The machine takes Eddie and Lupe into the pyramid, where they embrace their newfound relationship.  A strobe light shuts Eddie's mind off, and back on in front of the armored car, where the rest of his crew is waiting.  They drive back into town and have a party.

ANALYSIS
This novel has many dystopian elements.  First off, Eddie says there is no difference between the towns on either side of the border, and that the gate is mainly ceremonial.  He thinks that the hallucinogenic drugs running rampant in the desert have everyone too stoned to rebel against the corrupt authorities responsible for putting up the false divisions, and that they are distracting the people from the destruction of their culture and the replacement of Mexico with another state of America.  This could symbolize the way mass media and corporations use arbitrary lines to oppress Mexican people, by paying illegal immigrants less, and keeping all the good-paying jobs in America.
Ironically, another arbitrary line, which divides white Hispanic from other white people in American culture, clouds the true history of Mexico.  Before the Spanish colonized Mexico, all of the people living there were Native Americans.  Now, many people living in Mexico are mixed-race, and whiter people are associated with the colonists who corrupted Mexican culture.  The main character is one of these whiter people.  This explains his separation from Mexican culture, and the life-changing experience of being switched off, and then switched on again, seeing the world anew.  He realizes that his father's activism, which he once thought stupid, was in attempt to save Mexico from becoming a zombie-like supplier of drugs and cheap goods to the United States.  As the people in Aztechs are highly advanced with regards to technology and business practice, the elements holding back the evolution of Mexican culture are crime and racism imparted through the mass media.


  • man who runs a security company gets a new contract
  • he and a partner go to a militarized compound with the employers and they are attacked
  • his partner goes rogue as they escape
  • they take the employer to an indian village with a magical pyramid
  • a machine that has been following the party kills the rogue operative, and transports the rest of the people into the pyramid
  • the main character awakens at the end of a successful mission

Shepard, Lucius.

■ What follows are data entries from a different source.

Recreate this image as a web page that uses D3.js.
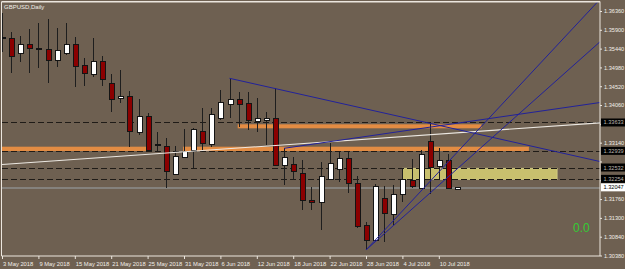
<!DOCTYPE html>
<html><head><meta charset="utf-8">
<script src="https://cdn.jsdelivr.net/npm/d3@7"></script>
<style>html,body{margin:0;padding:0;background:#6e6051;overflow:hidden}</style>
</head><body>
<svg id="c" width="625" height="269"></svg>
<script>
// ---------- data ----------
const title = "GBPUSD,Daily";
const opens  = [1.35700,1.35692,1.35326,1.35529,1.35450,1.35423,1.35145,1.35326,1.35546,1.35015,
                1.34807,1.35132,1.34599,1.34215,1.34274,1.33384,1.33775,1.33100,1.33034,1.32349,
                1.32782,1.32936,1.33425,1.33100,1.33736,1.34061,1.34184,1.34103,1.33663,1.33677,
                1.33719,1.32577,1.32611,1.32391,1.31714,1.31672,1.32244,1.32489,1.32741,1.32146,
                1.31102,1.30743,1.31780,1.31388,1.31877,1.32203,1.32024,1.33164,1.32552,1.32692,1.32000];
const highs  = [1.36311,1.35854,1.35749,1.35920,1.36067,1.36164,1.35937,1.36074,1.35717,1.35203,
                1.35692,1.35260,1.34812,1.34917,1.34411,1.34208,1.33873,1.33394,1.33262,1.33059,
                1.33474,1.33499,1.33981,1.33995,1.34428,1.34714,1.34387,1.34387,1.34240,1.33883,
                1.34470,1.33002,1.32797,1.32716,1.32063,1.32675,1.33125,1.32919,1.32919,1.32325,
                1.31193,1.32129,1.32080,1.32105,1.32513,1.32733,1.32961,1.33614,1.33002,1.32856,1.32063];
const lows   = [1.35357,1.34851,1.35120,1.34836,1.34978,1.34592,1.34998,1.35296,1.34489,1.34526,
                1.34739,1.34526,1.33897,1.34118,1.33041,1.33328,1.32924,1.32944,1.32024,1.32337,
                1.32770,1.32528,1.32919,1.33027,1.33694,1.33743,1.33531,1.33450,1.33408,1.33083,
                1.32557,1.32105,1.32227,1.31494,1.31494,1.31004,1.32232,1.32186,1.31902,1.31053,
                1.30515,1.30718,1.30718,1.31127,1.31696,1.32024,1.32007,1.31877,1.32227,1.31995,1.31983];
const closes = [1.35712,1.35242,1.35546,1.35448,1.35446,1.35145,1.35389,1.35546,1.35003,1.34832,
                1.35137,1.34673,1.34201,1.34274,1.33408,1.33775,1.32936,1.33066,1.32430,1.32790,
                1.32919,1.33467,1.33125,1.33817,1.34118,1.34201,1.34078,1.33694,1.33719,1.33736,
                1.32570,1.32782,1.32430,1.31721,1.31682,1.32308,1.32618,1.32758,1.32129,1.31085,
                1.30743,1.32063,1.31413,1.31877,1.32244,1.32063,1.32856,1.32528,1.32692,1.32007,1.32047];
const xTickBars   = [0,4,8,12,16,20,24,28,32,36,40,44,48];
const xTickLabels = ["3 May 2018","9 May 2018","15 May 2018","21 May 2018","25 May 2018","31 May 2018",
                     "6 Jun 2018","12 Jun 2018","18 Jun 2018","22 Jun 2018","28 Jun 2018","4 Jul 2018","10 Jul 2018"];
const yTicks = [1.30380,1.30840,1.31300,1.31760,1.32220,1.32680,1.33140,1.33600,1.34060,1.34520,1.34980,1.35440,1.35900,1.36360];
const levelPrices = [1.33633,1.32939,1.32532,1.32254];
const bidPrice = 1.32047;
// rectangle objects: [bar start, bar end, price top, price bottom]
const orangeBandStart = [-2, 19.9, 25.9];
const orangeBandEnd   = [16.4, 57.9, 52.7];
const orangeBandTop   = [1.33041, 1.33041, 1.33589];
const orangeBandBot   = [1.32936, 1.32936, 1.33491];
const zoneStart = [44.0], zoneEnd = [61.0], zoneTop = [1.32513], zoneBot = [1.32244];
// trend lines: two anchor points (bar, price)
const whiteLineBars = [0, 65.5], whiteLinePrices = [1.32606, 1.33621];
const blueLineB0 = [25, 31, 40, 40];
const blueLineP0 = [1.34714, 1.33002, 1.30515, 1.30515];
const blueLineB1 = [47, 47, 54.36, 57.29];
const blueLineP1 = [1.33614, 1.33518, 1.33939, 1.33939];
const indicatorText = "0.0";

// ---------- chart ----------
const W = 625, H = 269;
const L = 2, R = 600, T = 2, B = 256;
const svg = d3.select("#c");
const font = "'Liberation Sans', Arial, sans-serif";
svg.append("rect").attr("width", W).attr("height", H).attr("fill", "#6e6051");

const x = d3.scaleLinear().domain([0, 48]).range([2, 438.8]);
const y = d3.scaleLinear().domain([1.30380, 1.36360]).range([255.5, 11]);

svg.append("clipPath").attr("id", "plot").append("rect")
  .attr("x", L).attr("y", T).attr("width", R - L).attr("height", B - T);
const g = svg.append("g").attr("clip-path", "url(#plot)");

// background rectangles
const bandIdx = d3.range(orangeBandStart.length);
g.selectAll("rect.band").data(bandIdx).join("rect").attr("class", "band")
  .attr("x", i => x(orangeBandStart[i])).attr("width", i => x(orangeBandEnd[i]) - x(orangeBandStart[i]))
  .attr("y", i => y(orangeBandTop[i])).attr("height", i => y(orangeBandBot[i]) - y(orangeBandTop[i]))
  .attr("fill", "#e38c43");
const zoneIdx = d3.range(zoneStart.length);
g.selectAll("rect.zone").data(zoneIdx).join("rect").attr("class", "zone")
  .attr("x", i => x(zoneStart[i])).attr("width", i => x(zoneEnd[i]) - x(zoneStart[i]))
  .attr("y", i => y(zoneTop[i])).attr("height", i => y(zoneBot[i]) - y(zoneTop[i]))
  .attr("fill", "#c8c06e").attr("stroke", "#d6cf88").attr("stroke-width", 0.8);

// horizontal levels
g.selectAll("line.lvl").data(levelPrices).join("line").attr("class", "lvl")
  .attr("x1", L).attr("x2", R)
  .attr("y1", d => Math.round(y(d)) + 0.5).attr("y2", d => Math.round(y(d)) + 0.5)
  .attr("stroke", "#1f1b17").attr("stroke-width", 1).attr("stroke-dasharray", "6,3");
g.append("line").attr("x1", L).attr("x2", R)
  .attr("y1", Math.round(y(bidPrice)) + 1).attr("y2", Math.round(y(bidPrice)) + 1)
  .attr("stroke", "#8e8e8c").attr("stroke-width", 1.5);

// candles
const idx = d3.range(opens.length);
const cx = i => Math.round(x(i)) + 0.5;
const cg = g.append("g").attr("shape-rendering", "crispEdges");
cg.selectAll("line.wick").data(idx).join("line").attr("class", "wick")
  .attr("x1", cx).attr("x2", cx)
  .attr("y1", i => y(highs[i])).attr("y2", i => y(lows[i]))
  .attr("stroke", "#1e1e1e").attr("stroke-width", 1);
cg.selectAll("rect.body").data(idx).join("rect").attr("class", "body")
  .attr("x", i => cx(i) - 2.5).attr("width", 5)
  .attr("y", i => y(Math.max(opens[i], closes[i])))
  .attr("height", i => Math.max(1, y(Math.min(opens[i], closes[i])) - y(Math.max(opens[i], closes[i]))))
  .attr("fill", i => closes[i] >= opens[i] ? "#ffffff" : "#8b0000")
  .attr("stroke", "#141414").attr("stroke-width", 1);

// trend lines (rays to the right edge)
function ray(b0, p0, b1, p1, both) {
  const x0 = x(b0), y0 = y(p0), x1 = x(b1), y1 = y(p1);
  const s = (y1 - y0) / (x1 - x0);
  const xs = both ? L : x0;
  return [[xs, y0 + s * (xs - x0)], [R, y0 + s * (R - x0)]];
}
const lineGen = d3.line();
const w = ray(whiteLineBars[0], whiteLinePrices[0], whiteLineBars[1], whiteLinePrices[1], true);
g.append("path").attr("d", lineGen(w)).attr("fill", "none")
  .attr("stroke", "#ece8e2").attr("stroke-width", 1.1);
g.selectAll("path.blue").data(d3.range(blueLineB0.length)).join("path").attr("class", "blue")
  .attr("d", i => lineGen(ray(blueLineB0[i], blueLineP0[i], blueLineB1[i], blueLineP1[i], false)))
  .attr("fill", "none").attr("stroke", "#22229a").attr("stroke-width", 1);

// frame
svg.append("path").attr("d", `M${R},${T}H1.5V${B}H${R}V1.5`)
  .attr("fill", "none").attr("stroke", "#ece6de").attr("stroke-width", 1);
svg.append("line").attr("x1", 1.5).attr("x2", R).attr("y1", 1.5).attr("y2", 1.5)
  .attr("stroke", "#ece6de");

// right axis (tick labels hidden behind level labels are not written)
const covered = v => levelPrices.concat([bidPrice]).some(p => Math.abs(y(p) - y(v)) < 7);
const ya = svg.append("g").attr("transform", `translate(${R},0)`)
  .call(d3.axisRight(y).tickValues(yTicks)
    .tickFormat(v => covered(v) ? "" : d3.format(".5f")(v)).tickSize(2).tickPadding(2));
ya.select(".domain").remove();
ya.selectAll("line").attr("stroke", "#ece6de");
ya.selectAll("text").attr("fill", "#f2eee8").attr("font-family", font).attr("font-size", 5.6);

// level labels
const lab = svg.append("g");
lab.selectAll("rect").data(levelPrices).join("rect")
  .attr("x", R + 1).attr("width", W - R - 1).attr("y", d => y(d) - 4).attr("height", 8)
  .attr("fill", "#000");
lab.selectAll("text").data(levelPrices).join("text")
  .attr("x", R + 3.5).attr("y", d => y(d) + 2).text(d => d3.format(".5f")(d))
  .attr("fill", "#bdb8b0").attr("font-family", font).attr("font-size", 5.6);
lab.append("rect").attr("x", R + 1).attr("width", W - R - 1).attr("y", y(bidPrice) - 4).attr("height", 8)
  .attr("fill", "#ffffff");
lab.append("text").attr("x", R + 3.5).attr("y", y(bidPrice) + 2).text(d3.format(".5f")(bidPrice))
  .attr("fill", "#000").attr("font-family", font).attr("font-size", 5.6);

// bottom axis
const xa = svg.append("g").attr("transform", `translate(0,${B})`)
  .call(d3.axisBottom(x).tickValues(xTickBars).tickFormat((d, i) => xTickLabels[i]).tickSize(3).tickPadding(3));
xa.select(".domain").remove();
xa.selectAll("line").attr("stroke", "#ece6de");
xa.selectAll("text").attr("fill", "#f2eee8").attr("font-family", font).attr("font-size", 5.8)
  .attr("text-anchor", "start").attr("dx", 0.5);

// title and indicator value
svg.append("text").attr("x", 4).attr("y", 8.5).text(title)
  .attr("fill", "#f2eee8").attr("font-family", font).attr("font-size", 6);
svg.append("text").attr("x", 573).attr("y", 232).text(indicatorText)
  .attr("fill", "#33cc33").attr("font-family", font).attr("font-size", 12);
</script>
</body></html>
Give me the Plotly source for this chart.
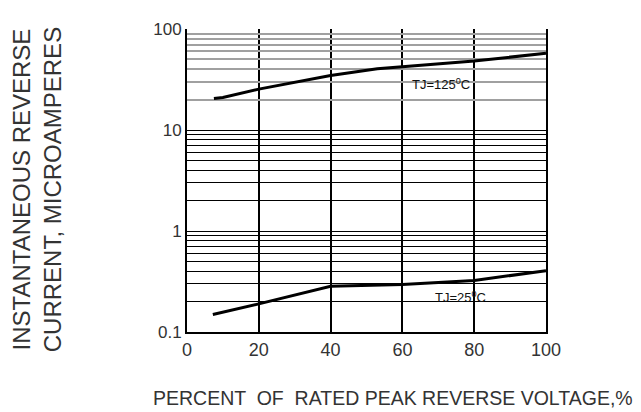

Aztechs. Burton, MI: Subterranean, 2003. Print.
Book about appreciating one's father and the forces working against Mexico.
NOTE
Understand that this may not be a perfect analysis.  I'm not Mexican, so my lack of personal investment and knowledge in the subject may detract from my ability to give a good analysis.  Quit bitching, I'm doing this for free.  Read it or don't read it, care or don't care.